L’ordre des épreuves suit globalement la chronologie des voyages. La lecture attentive des journaux de voyage permet aussi souvent de dater, au jour près, la prise des clichés, même si les photographies de lieux visités à plusieurs reprises, lors des différents voyages, ont parfois été rassemblées, au mépris du pur ordre chronologique.

La plupart des clichés ont été pris par Jane Dieulafoy elle-même, comme l’attestent soit son propre récit, soit les crédits portés sur les reproductions de La Perse, la Chaldée et la Susiane et L’Art antique de la Perse. La majorité des autres peut aussi, très probablement, lui être attribuée. Quelques-uns sont l’œuvre de Marcel : on peut en être sûr quand Jane le raconte dans son journal, ou le supputer quand elle est elle-même représentée sur la photographie.

Parmi les clichés des Dieulafoy s’insèrent quelques lots de photographies exogènes. Outre quelques tirages commerciaux, on trouve d’une part une quarantaine de clichés pris par Charles Babin et Frédéric Houssay, jeunes assistants des Dieulafoy sur les fouilles de Suse : à l’été 1885, Marcel Dieulafoy, rentré temporairement en France, les chargea en effet d’une mission photographique concernant les tombeaux rupestres et bas-reliefs antiques iraniens (Nakchè-Roustem, Kul-e-Farah et Bishapour en particulier).

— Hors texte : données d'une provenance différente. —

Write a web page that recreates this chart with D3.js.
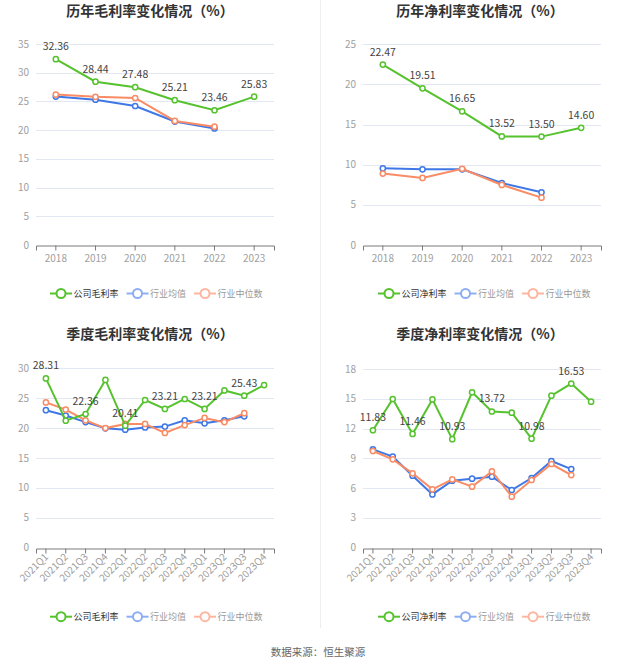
<!DOCTYPE html>
<html>
<head>
<meta charset="utf-8">
<script src="https://cdn.jsdelivr.net/npm/d3@7"></script>
<style>
  body { margin: 0; background: #fff; }
  svg { display: block; font-family: "Noto Sans CJK SC", "Noto Sans", sans-serif; }
</style>
</head>
<body>
<svg id="chart" width="637" height="668"></svg>
<script>
// categories
var years = ['2018', '2019', '2020', '2021', '2022', '2023'];
var quarters = ['2021Q1', '2021Q2', '2021Q3', '2021Q4', '2022Q1', '2022Q2', '2022Q3', '2022Q4', '2023Q1', '2023Q2', '2023Q3', '2023Q4'];

// annual gross margin
var grossYear = [32.36, 28.44, 27.48, 25.21, 23.46, 25.83];
var grossYearAvg = [25.85, 25.3, 24.2, 21.5, 20.3];
var grossYearMed = [26.2, 25.8, 25.6, 21.6, 20.6];

// annual net margin
var netYear = [22.47, 19.51, 16.65, 13.52, 13.50, 14.60];
var netYearAvg = [9.55, 9.43, 9.43, 7.72, 6.56];
var netYearMed = [8.9, 8.35, 9.5, 7.48, 5.9];

// quarterly gross margin
var grossQ = [28.31, 21.25, 22.36, 28.05, 20.41, 24.7, 23.21, 24.87, 23.21, 26.3, 25.43, 27.2];
var grossQAvg = [23.0, 22.1, 21.0, 19.97, 19.74, 20.1, 20.25, 21.3, 20.8, 21.3, 21.97];
var grossQMed = [24.3, 23.1, 21.3, 20.0, 20.7, 20.7, 19.2, 20.5, 21.7, 21.0, 22.5];

// quarterly net margin
var netQ = [11.83, 14.98, 11.46, 14.94, 10.93, 15.65, 13.72, 13.6, 10.98, 15.31, 16.53, 14.71];
var netQAvg = [9.9, 9.17, 7.25, 5.37, 6.75, 6.95, 7.15, 5.81, 7.02, 8.73, 7.92];
var netQMed = [9.74, 8.9, 7.49, 5.88, 6.88, 6.15, 7.69, 5.14, 6.82, 8.43, 7.32];

var GREEN = '#55c22e', BLUE = '#3f78e6', ORANGE = '#f98b65';

var svg = d3.select('#chart');

// panel divider
svg.append('line')
    .attr('x1', 320.5).attr('x2', 320.5)
    .attr('y1', 0).attr('y2', 628)
    .attr('stroke', '#eeeeee');

function drawPanel(opt) {
    var g = svg.append('g');

    var x = d3.scaleBand()
        .domain(opt.cats)
        .range([opt.left, opt.right]);
    var y = d3.scaleLinear()
        .domain([0, opt.ymax])
        .range([opt.bottom, opt.top]);
    var cx = function(i) { return x(opt.cats[i]) + x.bandwidth() / 2; };

    // title
    g.append('text')
        .attr('x', opt.titleX).attr('y', opt.titleY)
        .attr('text-anchor', 'middle')
        .attr('font-size', 14).attr('font-weight', 'bold')
        .attr('fill', '#333')
        .text(opt.title);

    // grid + y labels
    var ticks = d3.range(0, opt.ymax + 0.001, opt.ystep);
    g.selectAll('.grid').data(ticks.slice(1)).enter().append('line')
        .attr('x1', opt.left).attr('x2', opt.right)
        .attr('y1', function(d) { return Math.round(y(d)) + 0.5; })
        .attr('y2', function(d) { return Math.round(y(d)) + 0.5; })
        .attr('stroke', '#e3e7f1');
    g.selectAll('.ylab').data(ticks).enter().append('text')
        .attr('x', opt.left - 7).attr('y', function(d) { return y(d) + 3.5; })
        .attr('text-anchor', 'end')
        .attr('font-size', 10).attr('fill', '#a0a0a0')
        .text(function(d) { return d; });

    // x axis
    var xAxis = d3.axisBottom(x).tickSizeOuter(0).tickSize(5);
    var ax = g.append('g')
        .attr('transform', 'translate(0,' + (Math.round(opt.bottom) + 0.5) + ')')
        .call(xAxis);
    ax.select('.domain').attr('stroke', '#7a7a7a');
    ax.selectAll('.tick line').attr('stroke', '#7a7a7a');
    ax.selectAll('.tick text')
        .attr('fill', '#a0a0a0').attr('font-size', 10)
        .attr('font-family', '"Noto Sans CJK SC", "Noto Sans", sans-serif');
    if (opt.rotate) {
        ax.selectAll('.tick text')
            .attr('text-anchor', 'end')
            .attr('dy', null).attr('y', 0)
            .attr('transform', 'translate(3,9) rotate(-45)');
    } else {
        ax.selectAll('.tick text').attr('y', 9);
    }

    // series
    var series = [
        { vals: opt.avg, color: BLUE },
        { vals: opt.med, color: ORANGE },
        { vals: opt.main, color: GREEN }
    ];
    var line = d3.line()
        .x(function(d, i) { return cx(i); })
        .y(function(d) { return y(d); });
    series.forEach(function(s) {
        g.append('path')
            .datum(s.vals)
            .attr('d', line)
            .attr('fill', 'none')
            .attr('stroke', s.color)
            .attr('stroke-width', 2);
        g.selectAll(null).data(s.vals).enter().append('circle')
            .attr('cx', function(d, i) { return cx(i); })
            .attr('cy', function(d) { return y(d); })
            .attr('r', 2.6)
            .attr('fill', '#fff')
            .attr('stroke', s.color)
            .attr('stroke-width', 1.5);
    });

    // data labels
    var labelled = opt.main
        .map(function(v, i) { return { v: v, i: i }; })
        .filter(function(d) { return d.i % opt.labelEvery === 0; });
    g.selectAll(null).data(labelled).enter()
        .append('text')
        .attr('x', function(d) { return cx(d.i); })
        .attr('y', function(d) { return y(d.v) - 9; })
        .attr('text-anchor', 'middle')
        .attr('font-size', 10.5).attr('fill', '#444')
        .text(function(d) { return d.v.toFixed(2); });

    // legend
    var items = [
        { name: opt.mainName, color: GREEN, text: '#333' },
        { name: '行业均值', color: '#8eaef3', text: '#999' },
        { name: '行业中位数', color: '#fdb7a0', text: '#999' }
    ];
    var lx = opt.legendX;
    items.forEach(function(it) {
        var lg = g.append('g').attr('transform', 'translate(' + lx + ',' + opt.legendY + ')');
        lg.append('line').attr('x1', 0).attr('x2', 22).attr('y1', 0).attr('y2', 0)
            .attr('stroke', it.color).attr('stroke-width', 2);
        lg.append('circle').attr('cx', 11).attr('cy', 0).attr('r', 4.5)
            .attr('fill', '#fff').attr('stroke', it.color).attr('stroke-width', 2);
        var t = lg.append('text').attr('x', 23.5).attr('y', 3.3)
            .attr('font-size', 9).attr('fill', it.text).text(it.name);
        lx += 23.5 + t.node().getComputedTextLength() + 8;
    });
}

drawPanel({
    title: '历年毛利率变化情况（%）', titleX: 150, titleY: 16,
    cats: years, left: 36, right: 274, top: 44, bottom: 245,
    ymax: 35, ystep: 5, main: grossYear, avg: grossYearAvg, med: grossYearMed,
    labelEvery: 1, mainName: '公司毛利率', legendX: 50, legendY: 293.5
});
drawPanel({
    title: '历年净利率变化情况（%）', titleX: 480, titleY: 16,
    cats: years, left: 363, right: 601, top: 44.3, bottom: 245,
    ymax: 25, ystep: 5, main: netYear, avg: netYearAvg, med: netYearMed,
    labelEvery: 1, mainName: '公司净利率', legendX: 378, legendY: 293.5
});
drawPanel({
    title: '季度毛利率变化情况（%）', titleX: 150, titleY: 339,
    cats: quarters, left: 36, right: 274, top: 368.3, bottom: 547.7,
    ymax: 30, ystep: 5, main: grossQ, avg: grossQAvg, med: grossQMed,
    labelEvery: 2, mainName: '公司毛利率', legendX: 50, legendY: 616.7, rotate: true
});
drawPanel({
    title: '季度净利率变化情况（%）', titleX: 480, titleY: 339,
    cats: quarters, left: 363, right: 601, top: 369, bottom: 547.7,
    ymax: 18, ystep: 3, main: netQ, avg: netQAvg, med: netQMed,
    labelEvery: 2, mainName: '公司净利率', legendX: 378, legendY: 616.7, rotate: true
});

// source
svg.append('text')
    .attr('x', 318).attr('y', 656)
    .attr('text-anchor', 'middle')
    .attr('font-size', 10.5).attr('fill', '#666')
    .text('数据来源：恒生聚源');
</script>
</body>
</html>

D’autre part, on dénombre 96 photographies de la mission du médecin et ethnologue Louis Lapicque dans le golfe Persique (1892-1894), dont les clichés originaux sont aujourd’hui conservés au Musée du quai Branly-Jacques Chirac.

Photographies archéologiques et ethnologiques

Jane Dieulafoy, Tumulus de Suse, 1885
Jane Dieulafoy, Crevasse sur les flancs du tumulus de Suse, 28 février 1885, épreuve sur papier albuminé, bibliothèque de l’INHA, 4 Phot 18 (5), p. 8. Cliché INHA

Si les premiers albums mêlent allègrement clichés pittoresques et scientifiques, les vingt dernières pages de l’album 4 et l’album 5 représentent presque exclusivement les fouilles de Suse, fournissant des informations à la fois sur la topographie du site, l’organisation du travail de terrain et les éléments d’architecture et le matériel dégagés.

Jane Dieulafoy, Fouilles de Suse, 1885-1886
Jane Dieulafoy, Fouilles de Suse, 1885-1886, épreuve sur papier albuminé, bibliothèque de l’INHA, 4 Phot 18 (5), p. 21. Cliché INHA

Jane Dieulafoy, Bas-relief émaillé du palais de Darius à Suse, 1885-1886
Jane Dieulafoy, Bas-relief émaillé du palais de Darius à Suse au moment de sa découverte, 1885-1886, épreuve sur papier albuminé, bibliothèque de l’INHA, 4 Phot 18 (5), p. 27. Cliché INHA

La première partie de l’album 6, quant à elle, est consacrée aux bas-reliefs et aux inscriptions cunéiformes photographiées par Babin et Houssay. Ici la photographie vint avantageusement remplacer l’estampage, rendu fastidieux, voire dangereux, par la difficulté d’accéder aux parois à reproduire. Ainsi, outre son rôle majeur d’illustration du discours archéologique, la photographie acquiert celui de véritable auxiliaire du travail archéologique.

La fin de l’album 6 s’intéresse au matériel récolté à Suse et aux salles des Antiquités orientales du Louvre, tandis que l’album 4 Phot 19 présente des objets archéologiques orientaux conservés dans les collections européennes et proche-orientales.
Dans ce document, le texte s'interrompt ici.